Goal of the exercise: State how many lines of the records contain the string "draw", and give no other information.

════════════════════

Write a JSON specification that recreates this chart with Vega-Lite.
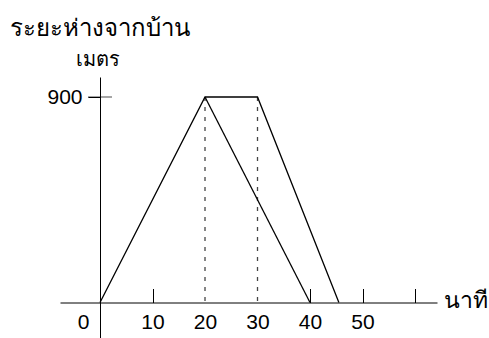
{
  "$schema": "https://vega.github.io/schema/vega-lite/v6.json",
  "width": 377,
  "height": 261,
  "autosize": {"type": "none"},
  "padding": {"left": 60, "top": 77, "right": 52, "bottom": 0},
  "background": "white",
  "config": {
    "view": {"stroke": null},
    "font": "Liberation Sans",
    "axis": {"grid": false, "domainColor": "black", "tickColor": "black", "labelColor": "black", "titleColor": "black", "labelFont": "Liberation Sans", "titleFont": "Noto Sans", "titleFontWeight": 300}
  },
  "title": {
    "text": "ระยะห่างจากบ้าน",
    "anchor": "start",
    "frame": "group",
    "font": "Noto Sans",
    "fontSize": 24,
    "fontWeight": 300,
    "color": "black",
    "dx": -50,
    "offset": 8
  },
  "datasets": {
    "solid": [
      {"segment": "A", "minute": 0, "meters": 0},
      {"segment": "A", "minute": 20, "meters": 900},
      {"segment": "A", "minute": 30, "meters": 900},
      {"segment": "A", "minute": 45.5, "meters": 0},
      {"segment": "B", "minute": 20, "meters": 900},
      {"segment": "B", "minute": 40, "meters": 0}
    ],
    "dashed": [
      {"segment": "at20", "minute": 20, "meters": 900},
      {"segment": "at20", "minute": 20, "meters": 0},
      {"segment": "at30", "minute": 30, "meters": 900},
      {"segment": "at30", "minute": 30, "meters": 0}
    ],
    "mark900": [
      {"minute": 0, "meters": 900}
    ]
  },
  "layer": [
    {
      "data": {"name": "dashed"},
      "mark": {"type": "line", "color": "#444", "strokeWidth": 1.3, "strokeDash": [4, 6]},
      "encoding": {
        "x": {"field": "minute", "type": "quantitative", "scale": {"domain": [-7.62, 64.19], "nice": false, "zero": false},
          "axis": {
            "orient": "bottom",
            "offset": -35.5,
            "values": [0, 10, 20, 30, 40, 50, 60],
            "tickSize": -14,
            "labelFontSize": 21,
            "labelPadding": 23,
            "labelExpr": "datum.value == 60 ? '' : datum.label",
            "tickOpacity": {"condition": {"test": "datum.value == 0 || datum.value == 20 || datum.value == 30", "value": 0}, "value": 1},
            "labelOffset": {"condition": {"test": "datum.value == 0", "value": -17}, "value": 0},
            "title": "นาที",
            "titleFontSize": 23,
            "titleAngle": 0,
            "titleAlign": "left",
            "titleBaseline": "middle",
            "titleX": 383,
            "titleY": -2
          }
        },
        "y": {"field": "meters", "type": "quantitative", "scale": {"domain": [-155.5, 987.6], "nice": false, "zero": false},
          "axis": {
            "orient": "left",
            "offset": -40,
            "values": [900],
            "tickSize": 12,
            "labelFontSize": 21,
            "labelPadding": 6,
            "title": "เมตร",
            "titleFontSize": 20,
            "titleAngle": 0,
            "titleAlign": "center",
            "titleBaseline": "alphabetic",
            "titleX": -3,
            "titleY": -12
          }
        },
        "detail": {"field": "segment"}
      }
    },
    {
      "data": {"name": "solid"},
      "mark": {"type": "line", "color": "black", "strokeWidth": 1.3},
      "encoding": {
        "x": {"field": "minute", "type": "quantitative"},
        "y": {"field": "meters", "type": "quantitative"},
        "detail": {"field": "segment"}
      }
    },
    {
      "data": {"name": "mark900"},
      "mark": {"type": "tick", "orient": "horizontal", "color": "black", "size": 24, "thickness": 1},
      "encoding": {
        "x": {"field": "minute", "type": "quantitative"},
        "y": {"field": "meters", "type": "quantitative"}
      }
    }
  ]
}
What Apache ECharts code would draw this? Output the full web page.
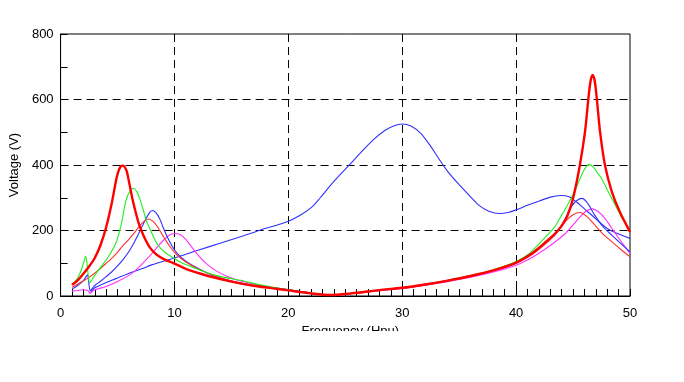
<!DOCTYPE html>
<html>
<head>
<meta charset="utf-8">
<script src="https://cdn.jsdelivr.net/npm/echarts@6/dist/echarts.min.js"></script>
<style>
html,body{margin:0;padding:0;background:#fff;}
#chart{width:684px;height:382px;}
</style>
</head>
<body>
<div id="chart"></div>
<script>
// ---- data: [frequency (Hpu), voltage (V)] ----
const xTicks = [0, 10, 20, 30, 40, 50];
const yTicks = [0, 200, 400, 600, 800];

const blueBroad = [[2.65,12],[3,25],[3.5,33],[4,41],[4.5,48],[5,55],[6.14,71],[7.2,84],[8,95],[10,116],[12,139],[14,161],[15.8,181],[17.5,201],[19.9,227],[21,246],[22,270],[22.8,300],[24,350],[25.4,402],[26.5,443],[27.5,478],[28.5,506],[29.3,520],[30,525],[30.8,518],[31.6,497],[32.4,462],[33.2,420],[34,380],[35,340],[36,303],[36.8,275],[37.6,259],[38.5,252],[39.3,255],[40,263],[41,277],[42.1,291],[43,302],[43.9,307],[44.6,304],[45.3,287],[46,266],[46.6,248],[47.3,226],[48,206],[49,189],[50,176]];

const magenta = [[1,15],[1.5,17],[2,19],[2.4,16],[2.6,8],[2.8,14],[3,19],[4,29],[5,44],[6,63],[6.5,76],[7,92],[7.5,110],[8,129],[8.5,150],[9.06,171],[9.5,185],[10,191],[10.4,189],[10.8,180],[11.2,164],[11.7,141],[12.3,116],[12.9,96],[13.7,76],[14.6,60],[15.5,49],[16.7,39],[18,30],[20,19],[22,8],[23.7,2],[25.5,7],[28,16],[30,23],[32,33],[34,44],[36,57],[38,73],[40,94],[41.2,114],[42.1,133],[43.3,162],[44.3,190],[45,217],[45.5,237],[46.1,258],[46.7,266],[47.2,258],[47.8,237],[48.4,207],[49,177],[49.5,153],[50,130]];

const blue1 = [[1,21],[1.5,32],[2,47],[2.25,60],[2.37,65],[2.47,42],[2.6,16],[2.75,22],[3,32],[3.5,45],[4,59],[4.5,74],[5,92],[5.5,112],[6,136],[6.5,166],[7,201],[7.5,236],[7.8,254],[8.05,261],[8.35,255],[8.7,236],[9,210],[9.36,181],[9.8,152],[10.2,132],[11,106],[12.3,80],[13.5,61],[15.2,44],[17,32],[20,20],[22,9],[23.7,3],[25.5,8],[28,18],[30,25],[32,35],[34,47],[36,61],[38,78],[40,100],[41.2,127],[42.1,150],[43.4,186],[44.3,235],[44.9,275],[45.3,291],[45.8,298],[46.3,282],[46.9,247],[47.6,213],[48.4,186],[49.2,160],[50,135]];

const redThin = [[1,27],[1.5,36],[1.9,44],[2.5,57],[3,70],[3.5,84],[4,100],[4.4,112],[5,134],[5.4,151],[6,173],[6.43,191],[6.9,212],[7.3,227],[7.7,235],[8.05,230],[8.48,213],[8.9,189],[9.36,163],[9.8,142],[10.2,126],[11,104],[12.3,79],[13.5,62],[15,46],[17,32],[20,18],[22,8],[23.7,2],[25.5,7],[28,17],[30,24],[32,34],[34,46],[36,60],[38,77],[40,100],[41.2,122],[42.1,145],[43.4,186],[44.3,227],[45,248],[45.6,255],[46.2,243],[46.9,217],[47.6,190],[48.4,166],[49.2,142],[50,120]];

const green = [[1,34],[1.5,55],[1.8,78],[2.05,105],[2.2,121],[2.3,105],[2.42,65],[2.55,40],[2.7,47],[3,63],[3.68,95],[4.2,120],[4.85,161],[5.3,215],[5.73,290],[6.05,318],[6.4,329],[6.7,318],[7,292],[7.3,258],[7.6,224],[7.9,201],[8.5,158],[9.2,132],[9.94,116],[10.5,104],[11,96],[12.3,78],[14,60],[15.8,48],[17.5,34],[20,19],[22,9],[23.7,3],[25.5,8],[28,18],[30,26],[32,36],[34,48],[36,63],[38,80],[40,105],[41.2,131],[42.3,170],[43.4,212],[44,247],[44.6,283],[45.2,325],[45.8,373],[46.1,392],[46.4,402],[46.8,393],[47.1,378],[47.5,359],[48.1,318],[48.7,278],[49.3,238],[50,201]];

const redThick = [[1,34],[1.5,48],[2,68],[2.5,90],[3,116],[3.5,155],[4,210],[4.5,285],[4.9,358],[5.1,383],[5.3,396],[5.45,398],[5.6,395],[5.8,382],[6,350],[6.3,298],[6.6,255],[6.9,218],[7.3,183],[7.8,150],[8.4,127],[9.1,112],[10,99],[11,83],[12.3,68],[13.5,56],[15,44],[16.7,33],[18.5,24],[20,17],[22,8],[23.7,3],[25.5,8],[28,18],[30,25],[32,35],[34,47],[36,61],[38,78],[40,102],[41.5,133],[42.5,162],[43.4,190],[44,214],[44.5,245],[45,298],[45.6,400],[46.05,502],[46.35,604],[46.54,657],[46.72,675],[46.9,657],[47.08,604],[47.37,502],[47.8,400],[48.4,319],[49.1,257],[50,196]];

const xName = 'Frequency (Hpu)';
const yName = 'Voltage (V)';

const font = 'Liberation Sans, Arial, sans-serif';
const chart = echarts.init(document.getElementById('chart'), null, {renderer: 'canvas'});

function line(name, data, color, width) {
  return {
    name: name, type: 'line', data: data, showSymbol: false, symbol: 'none',
    smooth: 0.3,
    lineStyle: {color: color, width: width}, itemStyle: {color: color},
    clip: true, animation: false
  };
}

const axisCommon = {
  axisLine: {show: true, lineStyle: {color: '#000', width: 1}},
  axisTick: {show: true, inside: true, length: 7, lineStyle: {color: '#000', width: 1}},
  splitLine: {show: true, showMinLine: false, showMaxLine: false, lineStyle: {color: '#000', width: 1, type: [8, 5]}},
  nameTextStyle: {color: '#000', fontSize: 13, fontFamily: font},
};

chart.setOption({
  animation: false,
  backgroundColor: '#fff',
  grid: {left: 60, top: 34, width: 570, height: 262, show: true, borderColor: '#000', borderWidth: 1, backgroundColor: 'transparent'},
  xAxis: Object.assign({}, axisCommon, {
    type: 'value', min: xTicks[0], max: xTicks[xTicks.length - 1], interval: xTicks[1] - xTicks[0],
    minorTick: {show: true, splitNumber: 10, length: 7, lineStyle: {color: '#000', width: 1}},
    axisLabel: {color: '#000', fontSize: 13, fontFamily: font, margin: 11},
    name: xName, nameLocation: 'middle', nameGap: 22,
    nameTextStyle: {color: '#000', fontSize: 13, fontFamily: font, padding: [0, 0, 0, 10]}
  }),
  yAxis: Object.assign({}, axisCommon, {
    type: 'value', min: yTicks[0], max: yTicks[yTicks.length - 1], interval: yTicks[1] - yTicks[0],
    minorTick: {show: true, splitNumber: 2, length: 7, lineStyle: {color: '#000', width: 1}},
    axisLabel: {color: '#000', fontSize: 13, fontFamily: font, margin: 7},
    name: yName, nameLocation: 'middle', nameGap: 28
  }),
  graphic: [{
    type: 'rect', left: 280, top: 331, z: 100,
    shape: {width: 150, height: 20}, style: {fill: '#fff'}
  }],
  series: [
    line('Broad', blueBroad, '#3030ff', 1.1),
    line('Magenta', magenta, '#ff30ff', 1.1),
    line('Blue', blue1, '#3030ff', 1.1),
    line('Red', redThin, '#ff3030', 1.1),
    line('Green', green, '#20f020', 1.1),
    line('Red main', redThick, '#ff0000', 2.4)
  ]
});
</script>
</body>
</html>
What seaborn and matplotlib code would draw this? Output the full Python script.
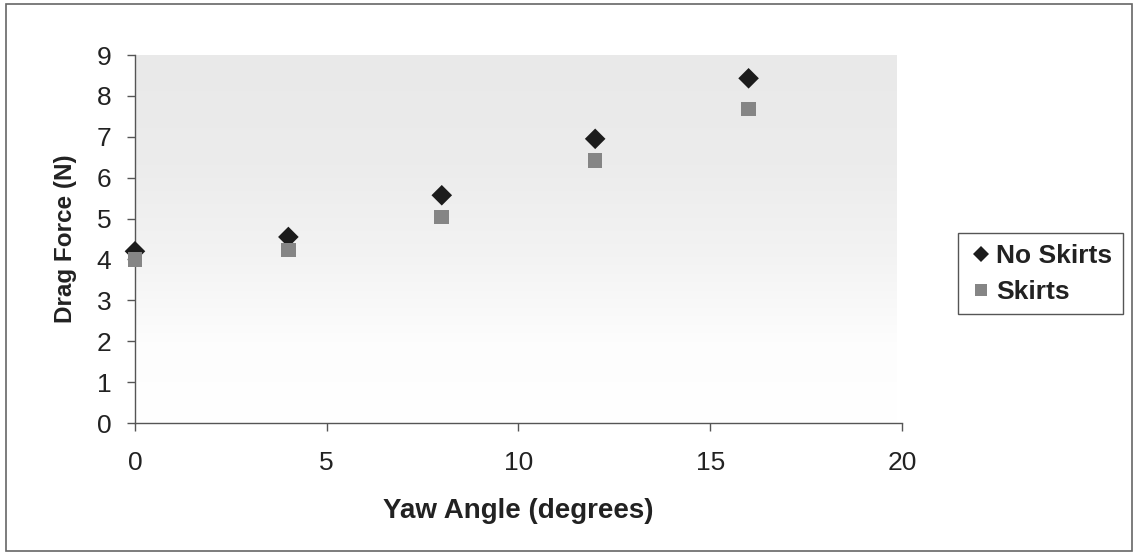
import numpy as np
import pandas as pd
import matplotlib
matplotlib.use("Agg")
import matplotlib.pyplot as plt
import seaborn as sns
from matplotlib.colors import LinearSegmentedColormap
from matplotlib.patches import Rectangle

# Measured drag force at each yaw angle
yaw_angle = [0, 4, 8, 12, 16]
no_skirts = [4.2, 4.55, 5.57, 6.95, 8.43]
skirts = [4.0, 4.23, 5.04, 6.42, 7.68]
series_names = ["No Skirts", "Skirts"]

df = pd.DataFrame({
    "Yaw Angle (degrees)": yaw_angle * 2,
    "Drag Force (N)": no_skirts + skirts,
    "Series": [series_names[0]] * len(yaw_angle) + [series_names[1]] * len(yaw_angle),
})

sns.set_theme(style="white")
plt.rcParams["font.family"] = ["Liberation Sans", "DejaVu Sans"]

fig = plt.figure(figsize=(11.38, 5.55), dpi=100)
ax = fig.add_axes([0.1186, 0.2378, 0.6740, 0.6631])

# Grey-to-white vertical gradient behind the data
grad = np.linspace(0, 1, 256).reshape(-1, 1)
cmap = LinearSegmentedColormap.from_list(
    "bg", [(0.0, "#ffffff"), (0.22, "#fdfdfd"), (0.45, "#f3f3f3"),
           (0.7, "#ececec"), (1.0, "#e9e9e9")])
ax.imshow(grad, cmap=cmap, aspect="auto", extent=[0, 19.85, 0, 9],
          origin="lower", zorder=0, interpolation="bicubic")

sns.scatterplot(
    data=df, x="Yaw Angle (degrees)", y="Drag Force (N)",
    hue="Series", style="Series",
    palette={"No Skirts": "#1c1c1c", "Skirts": "#858585"},
    markers={"No Skirts": "D", "Skirts": "s"},
    s=110, linewidth=0, ax=ax, zorder=3, clip_on=False,
)

ax.set_xlim(0, 20)
ax.set_ylim(0, 9)
ax.set_xticks([0, 5, 10, 15, 20])
ax.set_yticks(range(0, 10))
for side in ["top", "right"]:
    ax.spines[side].set_visible(False)
for side in ["left", "bottom"]:
    ax.spines[side].set_color("#555555")
    ax.spines[side].set_linewidth(1.0)
ax.tick_params(axis="both", which="both", direction="out", length=6, width=1,
               color="#555555", labelsize=19, labelcolor="#222222",
               left=True, bottom=True)
ax.tick_params(axis="x", pad=14)
ax.tick_params(axis="y", pad=11)

ax.set_xlabel("Yaw Angle (degrees)", fontsize=20, fontweight="bold",
              color="#222222", labelpad=17)
ax.set_ylabel("Drag Force (N)", fontsize=17.5, fontweight="bold",
              color="#222222", labelpad=14)

leg = ax.legend(loc="center left", bbox_to_anchor=(1.056, 0.405), frameon=True,
                fancybox=False, framealpha=1, edgecolor="#555555",
                prop={"size": 19, "weight": "bold"}, handletextpad=0.15,
                borderpad=0.4, labelspacing=0.45, handlelength=0.9,
                markerscale=0.8, title=None)
leg.get_frame().set_linewidth(1.0)
for t in leg.get_texts():
    t.set_color("#222222")

# Outer chart border
fig.patches.append(Rectangle((0.005, 0.008), 0.99, 0.984, transform=fig.transFigure,
                             fill=False, edgecolor="#666666", linewidth=1.2))

fig.savefig("out.png", dpi=100)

════════════════════

Right answer: 2